Never at any stage did we feel unsafe on our bikes in France – cyclists are so common on the roads and the drivers are courteous. Mostly however, we rode on back country roads – very pretty, quiet and easy to negotiate It was July, so quite a busy time of year, yet en route to Orange we encountered only a few cyclists, however we did see what we dreamed of seeing – our first fields of lavender, head-high fields of sunflowers, wonderful apricot-coloured Provencal farmhouses with their ubiqitous blue shutters, and vineyards and orchards galore.

We had very little trouble with the detailed directions on that first morning except at one crossroads, but we worked it out, and in no time we were cycling into Châteauneuf-du-Pape and having lunch in the sun at a lovely roadside cafe- with a wine for me and yes, horror of horrors, a beer for my husband!

After a lingering lunch, it was back on the bikes and off we meandered towards Orange, stopping frequently along the way to take in the sights. After a slightly confusing time in the centre of the town, we found out way to the hotel. France-Bike had delivered our bags, so we were able to shower and set off to explore the town.

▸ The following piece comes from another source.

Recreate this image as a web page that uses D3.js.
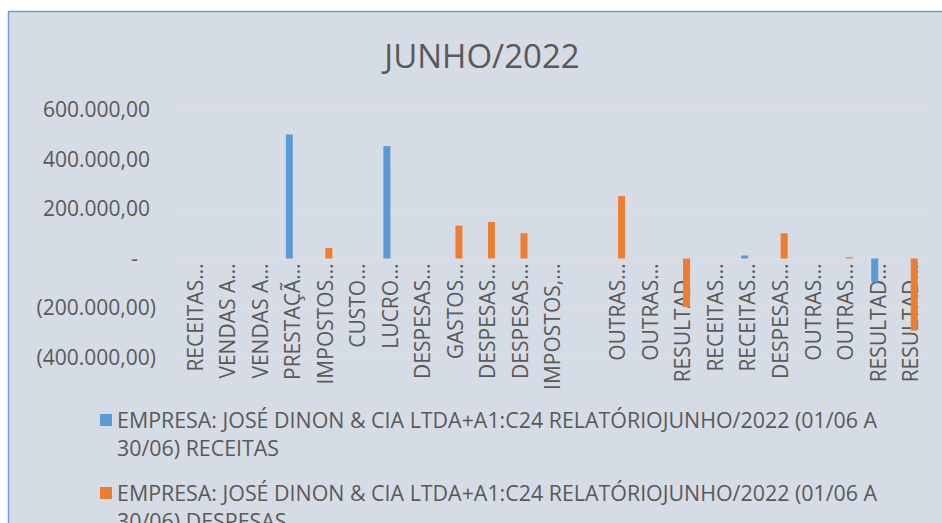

Orange has an impressive and very well preserved Roman amphitheatre (a World Heritage site), which at the time of our visit, was being set up for a performance of Madame Butterfly – what a brilliant setting for an opera! The town is charming, and yes, has quite an orange look to it due to the colouring of the roofing and buildings. While Orange is not the most exciting of all the towns we saw, it was well worth a visit.

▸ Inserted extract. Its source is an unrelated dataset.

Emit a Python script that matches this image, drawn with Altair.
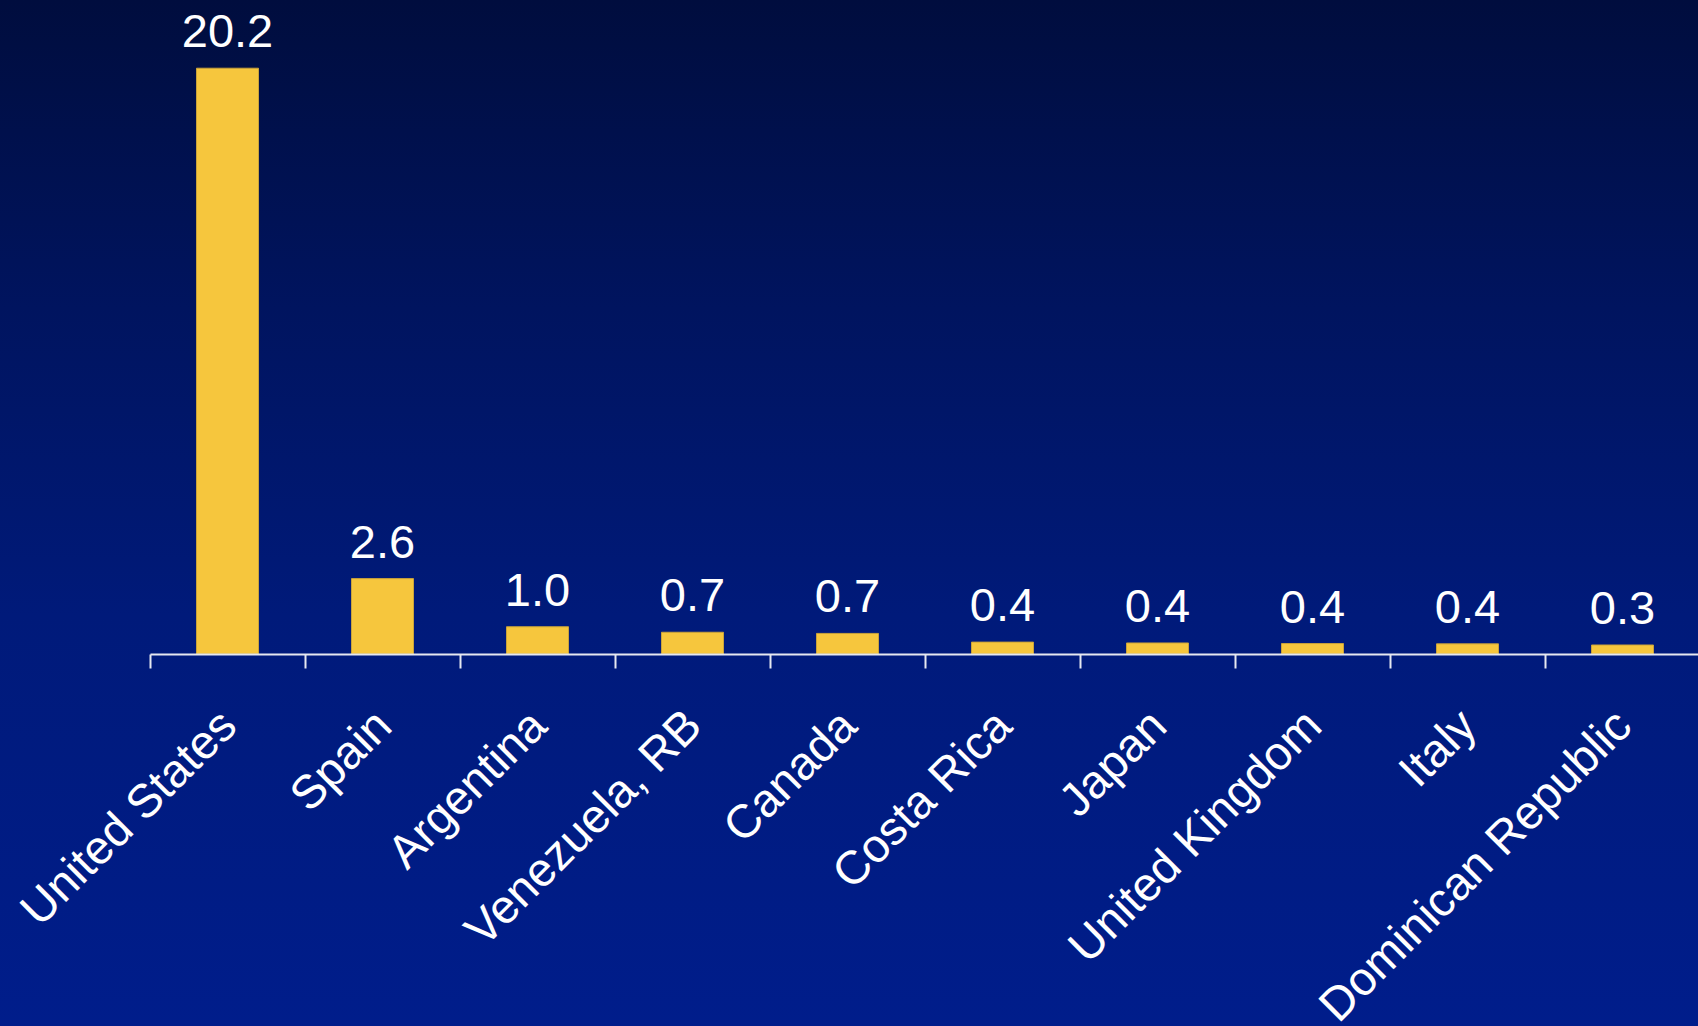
import altair as alt
import pandas as pd

countries = ["United States", "Spain", "Argentina", "Venezuela, RB", "Canada",
             "Costa Rica", "Japan", "United Kingdom", "Italy", "Dominican Republic"]
values = [20.2, 2.6, 0.94, 0.75, 0.71, 0.41, 0.38, 0.36, 0.35, 0.31]
labels = ["20.2", "2.6", "1.0", "0.7", "0.7", "0.4", "0.4", "0.4", "0.4", "0.3"]

df = pd.DataFrame({"country": countries, "value": values, "label": labels})

W, H = 1698, 1026
AXIS_Y = 654
STEP = 155
FONT = "Liberation Sans"

x_scale = alt.Scale(domain=countries, range=[150, 150 + STEP * len(countries)],
                    paddingInner=0.6, paddingOuter=0.3)
y_scale = alt.Scale(domain=[0, 22.552], range=[AXIS_Y, 0], zero=False, nice=False)

bg = alt.Chart(pd.DataFrame({"a": [0]})).mark_rect(
    fill=alt.Gradient(
        gradient="linear",
        stops=[
            alt.GradientStop(color="#000d3e", offset=0),
            alt.GradientStop(color="#00145f", offset=0.3),
            alt.GradientStop(color="#001a7a", offset=0.6),
            alt.GradientStop(color="#001d8b", offset=1),
        ],
        x1=0, x2=0, y1=0, y2=1,
    )
).encode(x=alt.value(0), x2=alt.value(W), y=alt.value(0), y2=alt.value(H))

bars = alt.Chart(df).mark_bar(color="#f6c63d", stroke="#c9a23a", strokeWidth=1).encode(
    x=alt.X("country:N", scale=x_scale, sort=countries,
            axis=alt.Axis(title=None, labelAngle=-45, labelAlign="right", labelBaseline="top",
                          labelFont=FONT, labelFontSize=47, labelColor="white",
                          labelPadding=34, ticks=True, tickSize=14,
                          tickOffset=-STEP / 2, labelOffset=STEP / 2 - 15,
                          tickWidth=2, tickColor="#e6e8f0", domainColor="#e6e8f0",
                          domainWidth=2, offset=-(H - AXIS_Y), labelOverlap=False,
                          labelLimit=0, zindex=1)),
    y=alt.Y("value:Q", scale=y_scale, axis=None),
    y2=alt.datum(0),
)

text = alt.Chart(df).mark_text(
    font=FONT, fontSize=47, color="white", baseline="alphabetic", align="center", dy=-21
).encode(
    x=alt.X("country:N", scale=x_scale, sort=countries),
    y=alt.Y("value:Q", scale=y_scale),
    text="label:N",
)

chart = alt.layer(bg, bars, text).properties(
    width=W, height=H, padding=0, autosize=alt.AutoSizeParams(type="none")
).configure_view(stroke=None).configure(background="#001d8b")

chart.save("out.html", embed_options={"renderer": "svg", "actions": False})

With regard to the hotel in Orange, accommodation with France-Bike is always good, although for some reason we were not placed in their usual Hotel L’Herbier D’Orange, but rather at Hotel Le Louvre, which was a lot further out of the town centre, near the railway station. L’Herbier, where the two Americans were staying, would have been a more attractive option, as it was very central and close to the Amphitheatre. Le Louvre however, did have a pool in a pretty and sheltered setting, and the room was clean and comfortable with a very nice bathroom. It was a perfectly adequate place to rest and contemplate our first day’s ride, and to look forward to the next day….. stage two from Orange to Vaison-de-la-Romaine.